In an article she has written titled “Wild Goose Chase,” Ashlyn Ohm says that, like a wild goose the Holy Spirit operates in a realm outside of everyday life. Like a wild goose the Holy Spirit is mysterious and unpredictable, and most importantly, the Holy Spirit is uncontrollable. Like a wild goose, it cannot be manipulated, captured, or tamed. It can only be pursued (“Wild Goose Chase - Words from the Wilderness,” https://share.google/BLKWNuS3AaV1wYD2I). The message of this day of Pentecost is a powerful and profound message that the Holy Spirit is in the here and now of our lives. God is in the here and the now of all life and of everything that happens. God is always up to something. It is often mysterious and unpredictable, and it is always uncontrollable, but what God wants from us is to respond to those gentle and sometimes not so gentle nudges and pushes that we feel but sometimes find hard to identify.

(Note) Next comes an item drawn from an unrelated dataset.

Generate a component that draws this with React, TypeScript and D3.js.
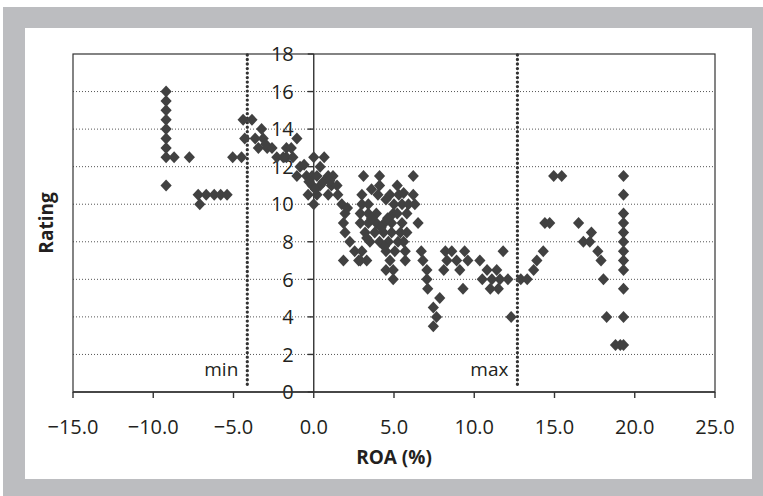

The invitation to you and me today, right now, is invitation to let God use us and work with us. So, let’s pray for the Holy Spirit to come, to come like a wild goose. Let’s pray that God will come and fill of us with power, with passion, and with a sense of purpose. As St. Paul reminds us in the book of Romans in the Bible, the Spirit knows us, the Spirit knows our deepest thoughts, and it is searching our hearts to lead and guide us especially at those times when we may not know what to do or when we feel as if we are on a wild goose chase (Romans 8:26-27). When the Holy Spirit shows up will we be ready and will we be willing to respond to it and pursue it?
I am going to close with something that was written by Sr. Mary Rowell who is a Roman Catholic nun in which she talks about welcoming the Wild Goose, welcoming the Holy Spirit. Perhaps this Pentecost invites me to go on a “wild goose chase” where not I but the goose does the chasing of me! May I welcome the Wild Goose. May I let God act, call me to be and do something different to risk life in the Spirit, to embrace a dangerous God, but a God, nonetheless, who remains with each of us on the wild wonderful journey.... sending us out like the first disciples, to love and live in freedom and joy (“Welcoming the Wild Goose: An Invitation for Pentecost, 5/29/20, www.csjcanada.or/blog/welcoming-the-wild-goos-an-invitation-for-pentecost). Let us pray.
Come Holy Spirit come. Come and empower us to do things that we would never do without your pushing and prodding. Come Holy Spirit, come, teach us to say things that we would never have said ourselves. Come, Holy Spirit come, disrupt our settled, stable world with your life-giving power. In the name of the Father, and of the Son, and of the Holy Spirit. Amen.